While Mangalyaan’s primary purpose was to serve as a demonstration that India could indeed reach Mars, it will also carry out valuable scientific research. It contains a camera and four scientific instruments for the study of Mars’ surface and atmosphere. According to Space.com, a premier astronomy news website, Mangalyaan “will search for methane, a key target for researchers hunting for signs of life on Mars. Living things produce more than 90 percent of the methane in Earth’s atmosphere. And the gas is thought to disappear relatively quickly from Mars’ air, meaning that any methane spotted there would have been produced recently.”

The probe will follow a highly elliptical 77-hour orbit around Mars that will bring it as close as 365 kilometers (227 miles) to Mars at its closest and as far as 80,000 kilometers (49,710 miles) at its apogee. Mangalyaan’s mission is expected to last from between six to ten months.

Hailing the probe’s success, Indian Prime Minister Narendra Modi congratulated India’s scientists and India’s space agency, the Indian Space and Research Organization (ISRO). Modi said, “Today all of India should celebrate our scientists. Schools, colleges should applaud this. If our cricket team wins a tournament, the nation celebrates. Our scientists’ achievement is greater.”

It is notable that Mangalyaan achieved something for India that no other country has yet achieved. India is now the first country to reach Mars on its first attempt.
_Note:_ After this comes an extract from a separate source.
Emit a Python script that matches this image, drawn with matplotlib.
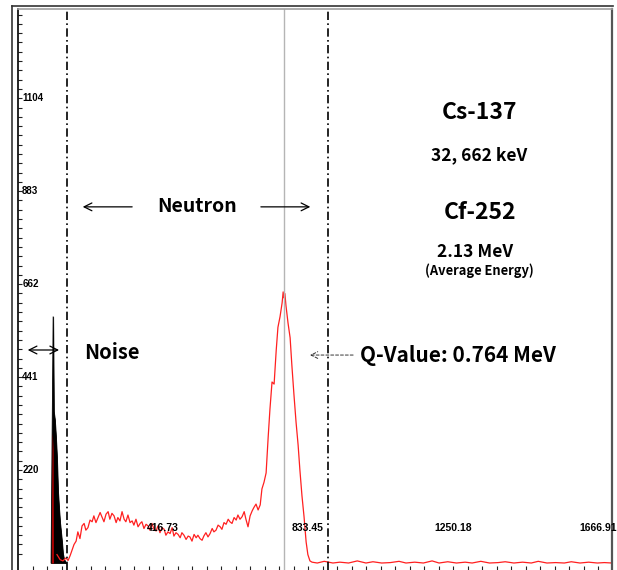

Prime Minister Modi, who monitored the probe’s progress from its mission control center in Bangalore, said of the mission that “the odds were stacked against us. Of 51 missions attempted in world only 21 have succeeded. We have prevailed.” India’s space program has met a number of successes in the past decade, including sending up the Chandrayaan-1 lunar orbiter, which discovered key evidence of water on the moon in 2008.
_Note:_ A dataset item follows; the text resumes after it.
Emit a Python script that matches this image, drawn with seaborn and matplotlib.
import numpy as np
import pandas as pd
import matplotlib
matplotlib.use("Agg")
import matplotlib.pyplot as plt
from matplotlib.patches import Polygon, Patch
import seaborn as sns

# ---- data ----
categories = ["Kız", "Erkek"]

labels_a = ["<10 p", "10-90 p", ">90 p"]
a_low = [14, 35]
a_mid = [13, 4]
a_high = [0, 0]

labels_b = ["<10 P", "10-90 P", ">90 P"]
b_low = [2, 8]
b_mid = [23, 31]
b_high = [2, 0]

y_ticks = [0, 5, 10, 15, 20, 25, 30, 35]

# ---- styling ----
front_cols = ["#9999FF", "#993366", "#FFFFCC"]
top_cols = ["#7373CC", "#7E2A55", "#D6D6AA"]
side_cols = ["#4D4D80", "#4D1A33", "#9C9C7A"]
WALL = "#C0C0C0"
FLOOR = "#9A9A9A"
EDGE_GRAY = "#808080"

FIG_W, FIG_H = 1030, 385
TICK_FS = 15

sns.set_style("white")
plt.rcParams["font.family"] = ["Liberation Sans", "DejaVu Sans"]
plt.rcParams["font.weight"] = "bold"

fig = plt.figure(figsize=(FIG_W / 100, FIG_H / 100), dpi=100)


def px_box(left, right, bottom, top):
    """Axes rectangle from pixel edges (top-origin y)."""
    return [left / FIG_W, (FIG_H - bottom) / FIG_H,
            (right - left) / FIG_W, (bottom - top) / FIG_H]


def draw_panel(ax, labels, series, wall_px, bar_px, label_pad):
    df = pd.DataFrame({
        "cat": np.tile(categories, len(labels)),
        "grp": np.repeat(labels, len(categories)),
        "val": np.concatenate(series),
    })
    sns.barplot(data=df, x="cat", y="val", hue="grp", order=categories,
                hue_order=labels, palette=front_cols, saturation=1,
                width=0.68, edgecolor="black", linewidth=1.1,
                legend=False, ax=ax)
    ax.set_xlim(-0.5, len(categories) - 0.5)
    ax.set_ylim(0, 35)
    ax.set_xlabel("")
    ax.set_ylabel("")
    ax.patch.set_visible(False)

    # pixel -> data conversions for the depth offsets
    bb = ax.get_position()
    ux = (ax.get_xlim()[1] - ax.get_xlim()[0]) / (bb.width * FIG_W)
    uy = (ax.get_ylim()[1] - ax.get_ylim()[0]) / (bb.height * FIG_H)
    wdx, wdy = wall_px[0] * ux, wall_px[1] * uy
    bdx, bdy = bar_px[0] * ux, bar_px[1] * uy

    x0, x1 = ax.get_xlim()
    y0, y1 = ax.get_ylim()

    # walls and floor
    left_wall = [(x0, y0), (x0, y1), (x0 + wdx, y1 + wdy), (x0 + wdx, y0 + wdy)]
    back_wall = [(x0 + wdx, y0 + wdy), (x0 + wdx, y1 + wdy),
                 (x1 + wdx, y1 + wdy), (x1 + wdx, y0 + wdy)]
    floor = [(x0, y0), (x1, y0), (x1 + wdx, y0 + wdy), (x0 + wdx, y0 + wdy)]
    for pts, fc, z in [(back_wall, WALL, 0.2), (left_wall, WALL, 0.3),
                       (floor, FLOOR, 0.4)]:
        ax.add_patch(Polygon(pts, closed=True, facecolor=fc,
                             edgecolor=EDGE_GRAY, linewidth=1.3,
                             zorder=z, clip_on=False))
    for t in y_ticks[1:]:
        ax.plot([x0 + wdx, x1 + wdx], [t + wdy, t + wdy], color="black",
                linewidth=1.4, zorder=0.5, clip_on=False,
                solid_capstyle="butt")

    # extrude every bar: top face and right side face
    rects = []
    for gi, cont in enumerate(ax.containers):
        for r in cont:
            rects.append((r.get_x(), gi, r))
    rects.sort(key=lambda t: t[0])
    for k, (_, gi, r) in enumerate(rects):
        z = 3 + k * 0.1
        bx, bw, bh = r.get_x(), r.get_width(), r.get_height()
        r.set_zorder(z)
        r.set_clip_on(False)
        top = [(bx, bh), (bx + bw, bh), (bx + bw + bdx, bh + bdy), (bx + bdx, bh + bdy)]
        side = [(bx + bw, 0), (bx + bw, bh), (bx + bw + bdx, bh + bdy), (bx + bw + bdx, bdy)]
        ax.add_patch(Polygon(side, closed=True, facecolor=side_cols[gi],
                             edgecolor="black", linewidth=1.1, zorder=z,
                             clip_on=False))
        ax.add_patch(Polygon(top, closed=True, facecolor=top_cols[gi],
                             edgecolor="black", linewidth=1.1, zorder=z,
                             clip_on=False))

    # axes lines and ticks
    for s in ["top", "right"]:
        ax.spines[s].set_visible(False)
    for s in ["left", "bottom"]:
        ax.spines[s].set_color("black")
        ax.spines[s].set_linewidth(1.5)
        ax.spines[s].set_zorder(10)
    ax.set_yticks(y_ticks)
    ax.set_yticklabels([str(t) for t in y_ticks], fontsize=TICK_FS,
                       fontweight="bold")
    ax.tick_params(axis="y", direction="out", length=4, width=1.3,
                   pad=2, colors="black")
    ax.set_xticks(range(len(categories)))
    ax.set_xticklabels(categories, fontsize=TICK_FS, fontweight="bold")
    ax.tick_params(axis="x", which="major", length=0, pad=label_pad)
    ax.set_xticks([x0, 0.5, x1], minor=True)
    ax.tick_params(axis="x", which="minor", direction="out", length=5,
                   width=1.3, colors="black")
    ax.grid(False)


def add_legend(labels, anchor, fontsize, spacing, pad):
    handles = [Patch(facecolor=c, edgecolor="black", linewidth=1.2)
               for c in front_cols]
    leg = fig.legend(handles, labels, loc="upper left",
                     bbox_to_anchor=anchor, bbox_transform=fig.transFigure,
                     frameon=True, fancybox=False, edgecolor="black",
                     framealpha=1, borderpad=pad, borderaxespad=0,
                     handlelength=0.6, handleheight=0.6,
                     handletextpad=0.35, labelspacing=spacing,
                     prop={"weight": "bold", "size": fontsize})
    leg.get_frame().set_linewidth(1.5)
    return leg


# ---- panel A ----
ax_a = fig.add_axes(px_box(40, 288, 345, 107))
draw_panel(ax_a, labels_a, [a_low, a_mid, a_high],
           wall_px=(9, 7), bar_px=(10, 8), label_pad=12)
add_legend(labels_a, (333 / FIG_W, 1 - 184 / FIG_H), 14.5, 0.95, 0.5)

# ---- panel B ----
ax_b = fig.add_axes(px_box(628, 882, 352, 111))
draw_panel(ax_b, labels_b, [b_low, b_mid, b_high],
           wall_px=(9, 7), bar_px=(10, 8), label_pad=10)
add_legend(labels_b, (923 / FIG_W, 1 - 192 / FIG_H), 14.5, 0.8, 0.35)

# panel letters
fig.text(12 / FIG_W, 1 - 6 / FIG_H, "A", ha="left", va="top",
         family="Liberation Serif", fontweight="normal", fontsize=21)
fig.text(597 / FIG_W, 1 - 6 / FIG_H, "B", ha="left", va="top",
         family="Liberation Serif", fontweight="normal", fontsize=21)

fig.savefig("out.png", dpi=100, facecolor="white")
Even more notable are the implications of Mangalyaan’s success for the costs of space travel. Mangalyaan cost India about $74 million, a fraction of the $671 million cost of the U.S. National Aeronautics and Space Administration’s latest Mars program. This fact led Prime Minister Modi to remark that “the amount our scientists have spent on this mission is even less than what they spend in making Hollywood movies,” referring to the American space movie Gravity, which cost around $100 million to make.

Indian frugality comes out of necessity, as India only spends $1.2 billion a year on its space program. According to The Wall Street Journal, “to hold costs down, India relied on technologies it has used before and kept the size of the payload small, at 15 kilograms. It saved on fuel by using a smaller rocket to put its spacecraft into Earth orbit first to gain enough momentum to slingshot it toward Mars.” The same article adds that “India is rapidly gaining increasing recognition worldwide as a low-cost option for sending satellites into orbit,” something which is reinforced by the success of Mangalyaan. Even taking into account India’s cheaper labor costs, Mangalyaan was extremely cost effective. Perhaps India’s approach to space will pave the way for the future rather than the exorbitant approach of the American space program. Pervasive space exploration and potential human colonization will be unlikely until the costs of space travel drop, and India seems to be at the forefront of cutting space costs. As a result, India could potentially become a future leader in the space market.